PSA has announced it will shift its plant in Ellesmere Port to a four-day workweek starting on March 23.
Workers are now fearing further job cuts as uncertainty regarding the UK’s future trade agreements with the EU and slowing sales look set to take a toll on production.
Vauxhall said in a statement the plant would operate “extended hours” on those four days, which could mean workers will rack up a similar amount of hours to their current five-day week. However, the automaker did not rule out layoffs. “We will now study the result of this decision and discuss with workforce representatives and trade unions whether there are any impacts,” Vauxhall said in a statement.
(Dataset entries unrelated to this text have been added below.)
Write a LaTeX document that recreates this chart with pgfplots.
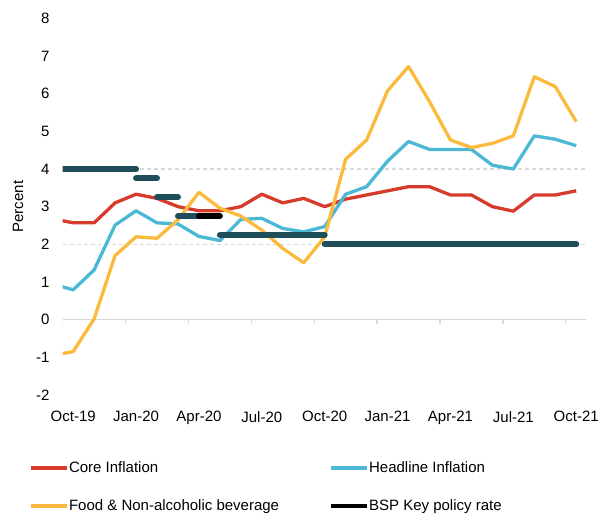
\documentclass[border=0pt]{standalone}
\usepackage{fontspec}
\setmainfont{Liberation Sans}
\usepackage{pgfplots}
\pgfplotsset{compat=1.18}
\definecolor{coreRed}{HTML}{D63B2C}
\definecolor{headBlue}{HTML}{4BB9D6}
\definecolor{foodYellow}{HTML}{FBBA3D}
\definecolor{bspTeal}{HTML}{1F4E5A}
\definecolor{axisGrey}{HTML}{D9D9D9}
\newcommand{\chartfont}{\fontsize{15bp}{18bp}\selectfont}

\begin{document}
\begin{tikzpicture}
\useasboundingbox (-62.7bp,-119.1bp) rectangle (539.3bp,394.9bp);
\begin{axis}[
    scale only axis,
    width=524bp, height=376.5bp,
    xmin=-0.5, xmax=24.5, ymin=-2, ymax=8,
    axis line style={draw=none},
    xtick={0,3,...,24},
    xticklabels={Oct-19,Jan-20,Apr-20,Jul-20,Oct-20,Jan-21,Apr-21,Jul-21,Oct-21},
    ytick={-2,-1,...,8},
    major tick length=0pt,
    extra y ticks={2,4},
    extra y tick labels={},
    extra y tick style={grid=major},
    major grid style={axisGrey, line width=1.3bp, dash pattern=on 4bp off 3bp},
    tick label style={font=\chartfont},
    /pgf/number format/assume math mode=true,
    xticklabel style={yshift=-13bp},
    yticklabel style={xshift=-9.7bp},
    ylabel={Percent},
    ylabel style={font=\chartfont, at={([xshift=-44.7bp]axis description cs:0,0.5)}, anchor=center},
    legend columns=2,
    legend cell align=left,
    legend style={draw=none, fill=none, font=\chartfont,
        at={(axis description cs:0,0)}, anchor=north west,
        xshift=-33.4bp, yshift=-66.4bp, inner sep=0pt, outer sep=0pt,
        nodes={inner sep=0pt, text height=11bp, text depth=3bp},
        row sep=23.7bp,
        /tikz/every odd column/.append style={column sep=0bp},
        /tikz/every even column/.append style={column sep=50.3bp}},
    legend image code/.code={\draw[#1, line width=4bp, line cap=butt] (0bp,0bp) -- (35.7bp,0bp);},
    every axis plot/.append style={line join=round},
]
% x axis line at zero with ticks between the months
\draw[axisGrey, line width=1.8bp] (axis cs:-0.5,0) -- (axis cs:24.5,0);
\pgfplotsinvokeforeach{-0.5,2.5,5.5,8.5,11.5,14.5,17.5,20.5,23.5}{
    \draw[axisGrey, line width=1.3bp] (axis cs:#1,0) -- ([yshift=-4.5bp]axis cs:#1,0);
}

% months: -1 = Sep-19, 0 = Oct-19 ... 24 = Oct-21
\addplot[coreRed, line width=3.3bp] coordinates {
(-1,2.68)(0,2.57)(1,2.57)(2,3.10)(3,3.33)(4,3.22)(5,3.00)(6,2.89)(7,2.89)(8,3.00)
(9,3.33)(10,3.10)(11,3.22)(12,3.00)(13,3.20)(14,3.31)(15,3.42)(16,3.53)(17,3.53)
(18,3.31)(19,3.31)(20,3.00)(21,2.88)(22,3.31)(23,3.31)(24,3.42)};
\addplot[headBlue, line width=3.3bp] coordinates {
(-1,0.95)(0,0.79)(1,1.32)(2,2.51)(3,2.89)(4,2.57)(5,2.54)(6,2.21)(7,2.10)(8,2.66)
(9,2.69)(10,2.42)(11,2.33)(12,2.47)(13,3.33)(14,3.53)(15,4.21)(16,4.73)(17,4.52)
(18,4.52)(19,4.52)(20,4.10)(21,4.00)(22,4.88)(23,4.79)(24,4.62)};
\addplot[foodYellow, line width=3.3bp] coordinates {
(-1,-0.95)(0,-0.85)(1,0.02)(2,1.70)(3,2.20)(4,2.16)(5,2.65)(6,3.38)(7,2.96)(8,2.75)
(9,2.38)(10,1.89)(11,1.51)(12,2.20)(13,4.26)(14,4.77)(15,6.08)(16,6.72)(17,5.79)
(18,4.77)(19,4.57)(20,4.68)(21,4.88)(22,6.45)(23,6.19)(24,5.26)};
\addlegendimage{black}

% BSP key policy rate steps
\addplot[forget plot, bspTeal, line width=6bp, line cap=round] coordinates {(-1,4)(3,4)};
\addplot[forget plot, bspTeal, line width=6bp, line cap=round] coordinates {(3,3.75)(4,3.75)};
\addplot[forget plot, bspTeal, line width=6bp, line cap=round] coordinates {(4,3.25)(5,3.25)};
\addplot[forget plot, bspTeal, line width=6bp, line cap=round] coordinates {(5,2.75)(6,2.75)};
\addplot[forget plot, black, line width=6bp, line cap=round] coordinates {(6,2.75)(7,2.75)};
\addplot[forget plot, bspTeal, line width=6bp, line cap=round] coordinates {(7,2.25)(12,2.25)};
\addplot[forget plot, bspTeal, line width=6bp, line cap=round] coordinates {(12,2)(24,2)};

\legend{Core Inflation, Headline Inflation, Food \& Non-alcoholic beverage, BSP Key policy rate}
\end{axis}
\end{tikzpicture}
\end{document}
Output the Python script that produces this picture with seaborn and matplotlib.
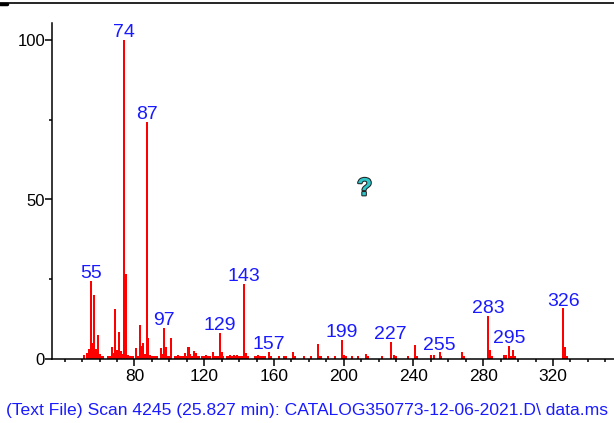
import matplotlib
matplotlib.use("Agg")
import matplotlib.pyplot as plt
import matplotlib.patheffects as pe
from matplotlib.lines import Line2D
from matplotlib.ticker import MultipleLocator
import seaborn as sns
import pandas as pd

mz = [51, 53, 54, 55, 56, 57, 58, 59, 60, 61, 62, 65, 66, 67, 68, 69, 70, 71, 72, 73,
      74, 75, 76, 77, 78, 79, 81, 82, 83, 84, 85, 86, 87, 88, 89, 90, 91, 92, 93, 95,
      96, 97, 98, 99, 100, 101, 103, 104, 105, 106, 107, 108, 109, 110, 111, 112, 113,
      114, 115, 116, 117, 119, 120, 121, 122, 123, 125, 126, 127, 128, 129, 130, 131,
      133, 134, 135, 136, 137, 138, 139, 140, 141, 142, 143, 144, 145, 149, 150, 151,
      152, 153, 154, 155, 157, 158, 163, 166, 167, 171, 172, 177, 181, 185, 186, 187,
      191, 195, 199, 200, 201, 205, 208, 213, 214, 222, 227, 229, 230, 237, 241, 242,
      250, 252, 255, 256, 268, 269, 283, 284, 285, 292, 293, 295, 296, 297, 298, 326,
      327, 328]
intensity = [1.2, 2, 3, 24.5, 5, 20, 3, 7.5, 1.5, 1, 1, 1, 1, 3.8, 2, 15.6, 2.9, 8.6, 2.5, 1.5,
             100, 26.8, 1.2, 1, 1, 1, 3.5, 1, 10.6, 4, 5, 1.5, 74.3, 6.5, 1.2, 1, 1, 1, 1, 3.3,
             1.5, 9.7, 3.9, 1, 1, 6.5, 1, 1, 1.2, 1, 1, 1, 1.9, 1, 3.8, 1.5, 1,
             2.6, 1.8, 1, 1, 1, 1, 1.2, 1, 1, 2.2, 1, 1, 1, 8.1, 2.2, 1,
             1, 1, 1.2, 1, 1.2, 1, 1.2, 1, 1, 1, 23.5, 2, 1, 1, 1, 1.2,
             1, 1, 1, 1, 2.3, 1, 1, 1, 1, 2.2, 1, 1, 1, 4.7, 1, 1,
             1, 1, 6.0, 1.2, 1, 1, 1, 1.7, 1, 1, 5.3, 1.3, 1, 1, 4.3, 1,
             1.2, 1.2, 2.1, 1, 2.1, 1, 13.4, 2.8, 1, 1.2, 1.2, 4.2, 1, 2.8, 1, 15.9,
             3.8, 1]
labeled_mz = [55, 74, 87, 97, 129, 143, 157, 199, 227, 255, 283, 295, 326]
x_ticks = [80, 120, 160, 200, 240, 280, 320]
y_ticks = [0, 50, 100]
footer = "(Text File) Scan 4245 (25.827 min): CATALOG350773-12-06-2021.D\\ data.ms"

sns.set_style("ticks")
plt.rcParams['font.family'] = ['Liberation Sans', 'DejaVu Sans']

df = pd.DataFrame({"mz": mz, "intensity": intensity})

fig = plt.figure(figsize=(6.14, 4.23), dpi=100)
ax = fig.add_axes([52/614, 1-359/423, (614-52)/614, (359-23)/423])

sns.barplot(data=df, x="mz", y="intensity", native_scale=True, width=1.2,
            color="#ff0000", saturation=1, linewidth=0, ax=ax)

ax.set_xlim(32.7, 355)
ax.set_ylim(0, (359-23)/3.19)
ax.set_xlabel("")
ax.set_ylabel("")
ax.set_xticks(x_ticks)
ax.set_yticks(y_ticks)
ax.xaxis.set_minor_locator(MultipleLocator(10))
ax.yaxis.set_minor_locator(MultipleLocator(25))
ax.tick_params(axis='both', which='major', length=5, width=1.1, labelsize=12.5, pad=2, color='black', labelcolor='black')
ax.tick_params(axis='both', which='minor', length=2.5, width=1.1, color='black')
ax.tick_params(axis='y', labelsize=12, pad=0)
for s in ["top", "right"]:
    ax.spines[s].set_visible(False)
for s in ["left", "bottom"]:
    ax.spines[s].set_linewidth(1.1)
    ax.spines[s].set_color('black')

lookup = dict(zip(mz, intensity))
for m in labeled_mz:
    ax.annotate(str(m), xy=(m, lookup[m]), xytext=(0, 2), textcoords="offset points",
                ha="center", va="baseline", fontsize=14, color="#1a1aff")

q = ax.text(212, 53.5, "?", ha="center", va="center", fontsize=18, fontweight="bold",
            color="#2ec4c8")
q.set_path_effects([pe.withStroke(linewidth=1.5, foreground="#222222")])

fig.text(0.5, 1-410/423, footer, ha="center", va="center", fontsize=12.6, color="#1a1aff")

fig.add_artist(Line2D([0, 1], [1-3.5/423, 1-3.5/423], transform=fig.transFigure,
                      color="black", linewidth=1.2))
fig.add_artist(Line2D([0, 7/614], [1-4/423, 1-4/423], transform=fig.transFigure,
                      color="black", linewidth=2.5))

fig.savefig("out.png", dpi=100)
In a letter to employees seen by the Liverpool Echo newspaper, the plant’s director, Mark Noble, said the move to a four-day workweek was in response to slumping sales of the Astra Sports Tourer built at the plant. However, things are more complicated than that, as PSA CEO Carlos Tavares previously said the future of Ellesmere Port depends on the UK negotiating a tariff-free trade agreement with the European Union.
Workers fear that cutting one day of the workweek could result in 170 layoffs at the plant, which has already lost almost half of its staff since PSA bought Opel and Vauxhall from General Motors in 2017. “The general feeling is we are being run down to a certain death,” one worker who wished to remain anonymous told Autonews Europe.
Employees also fear that Ellesmere Port will lose promised production of the new Astra from 2021. Manufacturing of the next-generation Astra has been confirmed for the Rüsselsheim plant in Germany so far. Nevertheless, the plant director stressed that the move to a four-day workweek “will not influence negatively whether Ellesmere Port is allocated the new Astra.” The Ellesmere Port factory is expected to keep manufacturing the current Astra Sports Tourer until 2022.